Iranian intelligence then started to give out small cash gifts to Iraqis who agreed to co-operate by voting for certain candidates or taking part in local demonstrations, said Shalan. He also claimed that Iraqis were “recruited” for military training.

“The Iranians began taking people to camps just over the border in the Diyala desert region,” he said. “In these camps the Iraqis were being taught military or terrorist techniques; but there was also a very strong religious element. Thousands of men from Najaf, Karbala, Diwaniyah, Basra were being brainwashed, turned into extremists and taught to fight. They were paid between $100 and $200 a month.”

Shalan said he set up an undercover team to infiltrate the camps and report back. He compiled evidence that recruits returning to Iraq were joining the local police forces and army. He said he sent the analysis to his contacts in American military intelligence.

During 2004, according to Shalan, the “situation developed more”. The Iranians began targeting Shi’ite officers in the army and police who were offered payments of $300 a month to attend courses with the Iranian army in Tehran.

Shalan was by now the defence minister on the interim Iraqi governing council and infiltrated the courses with undercover agents. They discovered 15 Iraqi army officers from Basra, three from Nasiriya and 20 from Amarah undergoing training. “In September 2004 I sent the information to American military intelligence,” said Shalan. “I warned them: they are being trained to attack you.”

Artillery trailers, howitzers, grenades, rocket-propelled grenades and Kalashnikovs — all bearing Iranian symbols — were intercepted while being smuggled into Iraq.

Under interrogation, a “failed” suicide bomber revealed the existence of an Iranian car bomb factory a few hundred metres from the Iraqi border at the closest point to Baghdad.

“It was incredibly sophisticated,” said Shalan. “They were using cars with two fuel tanks and converting one tank into a bomb.”

At the end of 2003, a captured Iranian colonel revealed another factory near the border in southern Iran which made remote-control bombs. He claimed that more than 3,000 had been smuggled into Iraq. This was corroborated by other intelligence, said Shalan.

He believes that the Iranians have two aims: to ensure Iraq becomes a religious state over which they have influence or control, and to keep the Americans under pressure.

“The insurgency is a diversionary tactic by Iran to keep the American army busy,” he said. “The Iranian mission is to tie up the Americans for as long as possible so they can develop nuclear weapons.

“However, if the Americans pull out of Iraq my assessment is that the Iranians would be able to take control very quickly.

“Then there really would be a serious threat to world peace. Can you imagine the Iranians controlling all that oil?” Shalan felt some vindication last week when Donald Rumsfeld, the American defence secretary, said the Iranians “have put people in there. They have put money in there and it’s a very difficult thing to stop”.
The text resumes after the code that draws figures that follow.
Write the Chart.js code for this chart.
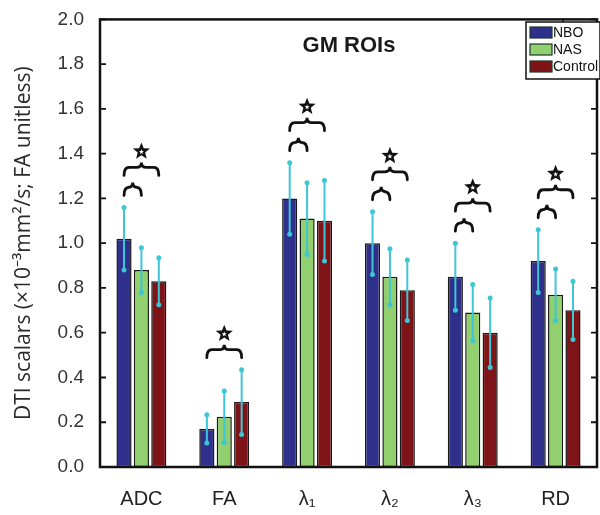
<!DOCTYPE html>
<html>
<head>
<meta charset="utf-8">
<script src="https://cdn.jsdelivr.net/npm/chart.js@4.4.1/dist/chart.umd.min.js"></script>
<style>
    html, body { margin: 0; padding: 0; background: #ffffff; }
    #wrap { width: 600px; height: 515px; position: relative; }
</style>
</head>
<body>
<div id="wrap"><canvas id="chart"></canvas></div>
<script>
const categories = ['ADC', 'FA', 'λ₁', 'λ₂', 'λ₃', 'RD'];
const seriesNames = ['NBO', 'NAS', 'Control'];
const nboValues = [1.02, 0.17, 1.20, 1.00, 0.85, 0.92];
const nasValues = [0.88, 0.225, 1.11, 0.85, 0.69, 0.77];
const controlValues = [0.83, 0.29, 1.10, 0.79, 0.60, 0.70];
const nboErrors = [0.14, 0.063, 0.16, 0.14, 0.15, 0.14];
const nasErrors = [0.10, 0.115, 0.16, 0.125, 0.125, 0.115];
const controlErrors = [0.105, 0.145, 0.18, 0.135, 0.155, 0.13];
// significance brackets per category: [NBO-NAS, NBO-Control]
const smallBrace = [true, false, true, true, true, true];
const bigBrace = [true, true, true, true, true, true];
const yTicks = [0, 0.2, 0.4, 0.6, 0.8, 1.0, 1.2, 1.4, 1.6, 1.8, 2.0];

const FONT = '"Liberation Sans", Arial, sans-serif';
const errColor = '#3cc6d6';
const colors = ['#2f2f8c', '#92cf6f', '#7e1417'];
const errors = [nboErrors, nasErrors, controlErrors];

function drawBrace(ctx, x1, x2, y) {
    const r = 5, xm = (x1 + x2) / 2, ym = y - 8;
    ctx.beginPath();
    ctx.moveTo(x1, y);
    ctx.quadraticCurveTo(x1, ym, x1 + r, ym);
    ctx.lineTo(xm - r, ym);
    ctx.quadraticCurveTo(xm, ym, xm, y - 13);
    ctx.quadraticCurveTo(xm, ym, xm + r, ym);
    ctx.lineTo(x2 - r, ym);
    ctx.quadraticCurveTo(x2, ym, x2, y);
    ctx.stroke();
}

function starPath(ctx, cx, cy, ro, ri) {
    ctx.beginPath();
    for (let i = 0; i < 10; i++) {
        const a = -Math.PI / 2 + i * Math.PI / 5;
        const rad = i % 2 === 0 ? ro : ri;
        ctx.lineTo(cx + rad * Math.cos(a), cy + rad * Math.sin(a));
    }
    ctx.closePath();
}

const decorations = {
    id: 'decorations',
    afterDatasetsDraw(chart) {
        const { ctx, chartArea: area, scales } = chart;
        const y = scales.y;
        ctx.save();

        // error bars
        chart.data.datasets.forEach((ds, di) => {
            const meta = chart.getDatasetMeta(di);
            meta.data.forEach((bar, i) => {
                const v = ds.data[i], e = errors[di][i];
                const yt = y.getPixelForValue(v + e), yb = y.getPixelForValue(v - e);
                ctx.strokeStyle = errColor;
                ctx.fillStyle = errColor;
                ctx.lineWidth = 2;
                ctx.beginPath();
                ctx.moveTo(bar.x, yt);
                ctx.lineTo(bar.x, yb);
                ctx.stroke();
                [yt, yb].forEach(py => {
                    ctx.beginPath();
                    ctx.arc(bar.x, py, 2.5, 0, Math.PI * 2);
                    ctx.fill();
                });
            });
        });

        // significance braces and stars
        ctx.strokeStyle = '#111';
        ctx.lineWidth = 2.8;
        ctx.lineCap = 'round';
        categories.forEach((c, i) => {
            const bars = [0, 1, 2].map(d => chart.getDatasetMeta(d).data[i]);
            const top = Math.max(...chart.data.datasets.map((ds, d) => ds.data[i] + errors[d][i]));
            const py = y.getPixelForValue(top);
            let bigY;
            if (smallBrace[i]) {
                const sy = py - 12;
                drawBrace(ctx, bars[0].x, bars[1].x, sy);
                bigY = sy - 20;
            } else {
                bigY = py - 12;
            }
            if (bigBrace[i]) {
                drawBrace(ctx, bars[0].x, bars[2].x, bigY);
                const sx = (bars[0].x + bars[2].x) / 2, sy = bigY - 24;
                ctx.fillStyle = '#111';
                starPath(ctx, sx, sy, 9, 3.9);
                ctx.fill();
                ctx.fillStyle = '#ffffff';
                starPath(ctx, sx, sy + 0.5, 2.6, 1.1);
                ctx.fill();
            }
        });

        // frame and inward ticks
        ctx.lineCap = 'butt';
        ctx.strokeStyle = '#111';
        ctx.lineWidth = 2.5;
        ctx.strokeRect(area.left, area.top, area.right - area.left, area.bottom - area.top);
        ctx.lineWidth = 1.8;
        yTicks.forEach(t => {
            const py = y.getPixelForValue(t);
            ctx.beginPath();
            ctx.moveTo(area.left, py);
            ctx.lineTo(area.left + 6, py);
            ctx.moveTo(area.right, py);
            ctx.lineTo(area.right - 6, py);
            ctx.stroke();
        });

        // title inside the plot
        ctx.fillStyle = '#1a1a1a';
        ctx.font = 'bold 22px ' + FONT;
        ctx.textAlign = 'center';
        ctx.textBaseline = 'middle';
        ctx.fillText('GM ROIs', 349, 46);

        // legend box
        const lx = 526, ly = 22, lw = 74, lh = 57;
        ctx.fillStyle = '#ffffff';
        ctx.fillRect(lx, ly, lw, lh);
        ctx.strokeStyle = '#111';
        ctx.lineWidth = 1.5;
        ctx.strokeRect(lx, ly, lw, lh);
        ctx.beginPath();
        ctx.moveTo(lx + 37, area.top);
        ctx.lineTo(lx + 37, ly);
        ctx.stroke();
        ctx.font = '14px ' + FONT;
        ctx.textAlign = 'left';
        chart.data.datasets.forEach((ds, di) => {
            const ry = ly + 5 + di * 17;
            ctx.fillStyle = ds.backgroundColor;
            ctx.fillRect(lx + 4, ry, 22, 11);
            ctx.strokeStyle = '#1a3a2a';
            ctx.lineWidth = 1.2;
            ctx.strokeRect(lx + 4, ry, 22, 11);
            ctx.fillStyle = '#111';
            ctx.fillText(ds.label, lx + 27, ry + 6);
        });

        ctx.restore();
    }
};

const datasets = [nboValues, nasValues, controlValues].map((vals, i) => ({
    label: seriesNames[i],
    data: vals,
    backgroundColor: colors[i],
    borderColor: '#1a1a1a',
    borderWidth: 1.5,
    borderSkipped: false,
    categoryPercentage: 0.63,
    barPercentage: 0.87,
}));

new Chart(document.getElementById('chart'), {
    type: 'bar',
    data: { labels: categories, datasets },
    options: {
        responsive: true,
        maintainAspectRatio: false,
        animation: false,
        layout: { padding: { top: 18, right: 3, left: 0, bottom: 0 } },
        plugins: {
            legend: { display: false },
            tooltip: { enabled: false },
        },
        scales: {
            x: {
                grid: { display: false },
                border: { display: false },
                ticks: { color: '#222', font: { family: FONT, size: 20 }, padding: 12 },
                afterFit: scale => { scale.height = 48; },
            },
            y: {
                min: 0,
                max: 2,
                afterBuildTicks: scale => { scale.ticks = yTicks.map(v => ({ value: v })); },
                grid: { display: false },
                border: { display: false },
                ticks: {
                    color: '#333',
                    font: { family: FONT, size: 19 },
                    padding: 8,
                    callback: v => Number(v).toFixed(1),
                },
                title: {
                    display: true,
                    text: 'DTI scalars (×10⁻³mm²/s; FA unitless)',
                    color: '#2a2a2a',
                    font: { family: '"Open Sans", sans-serif', size: 21, weight: '500' },
                    padding: { top: 11, bottom: 2 },
                },
                afterFit: scale => { scale.width = 100; },
            },
        },
    },
    plugins: [decorations],
});
</script>
</body>
</html>
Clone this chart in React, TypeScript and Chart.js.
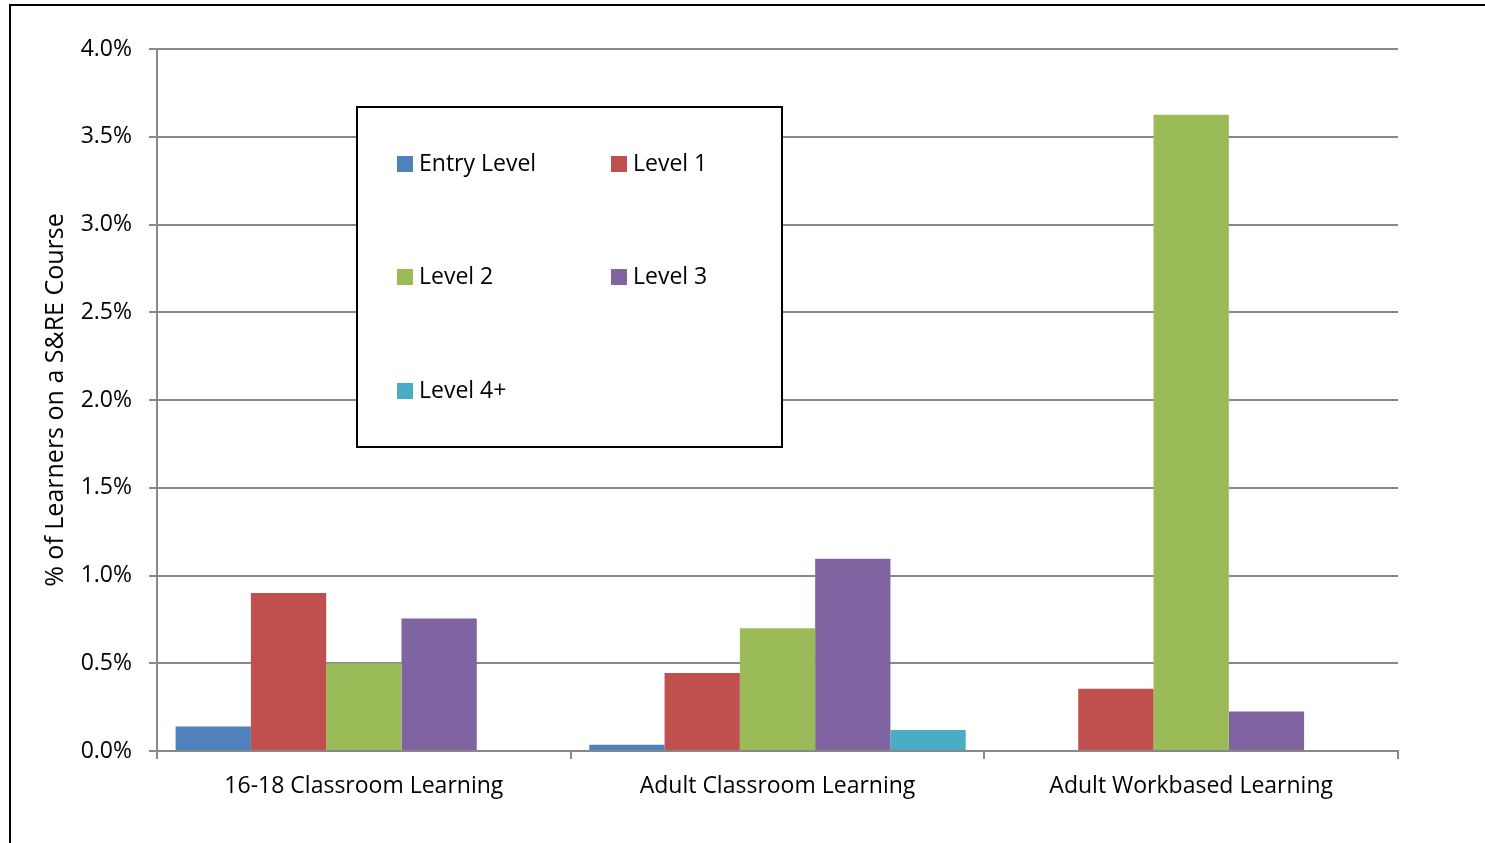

Shalan has left Iraq under a cloud, however. Members of the government are said to be drawing up charges against him for fraud at the defence department, which he strongly denies. The details are sparse and no charges have been laid since allegations were first made at the beginning of the year while he was still defence minister.

At the time Ahmad Chalabi, a rival Shi’ite leader and former protégé of Washington, claimed that $300m had been removed clandestinely from the central bank and flown to Lebanon.

The defence ministry responded that it had been a legitimate cash transfer to buy armaments; and Shalan threatened to have Chalabi arrested over his alleged involvement in a financial scandal in Jordan during the 1990s.

Chalabi is now deputy prime minister in the government formed since Iraq’s election, and Shalan is out of office. He has hired Dean & Dean, a firm of London lawyers, to defend him against his accusers in a legal action in the high court.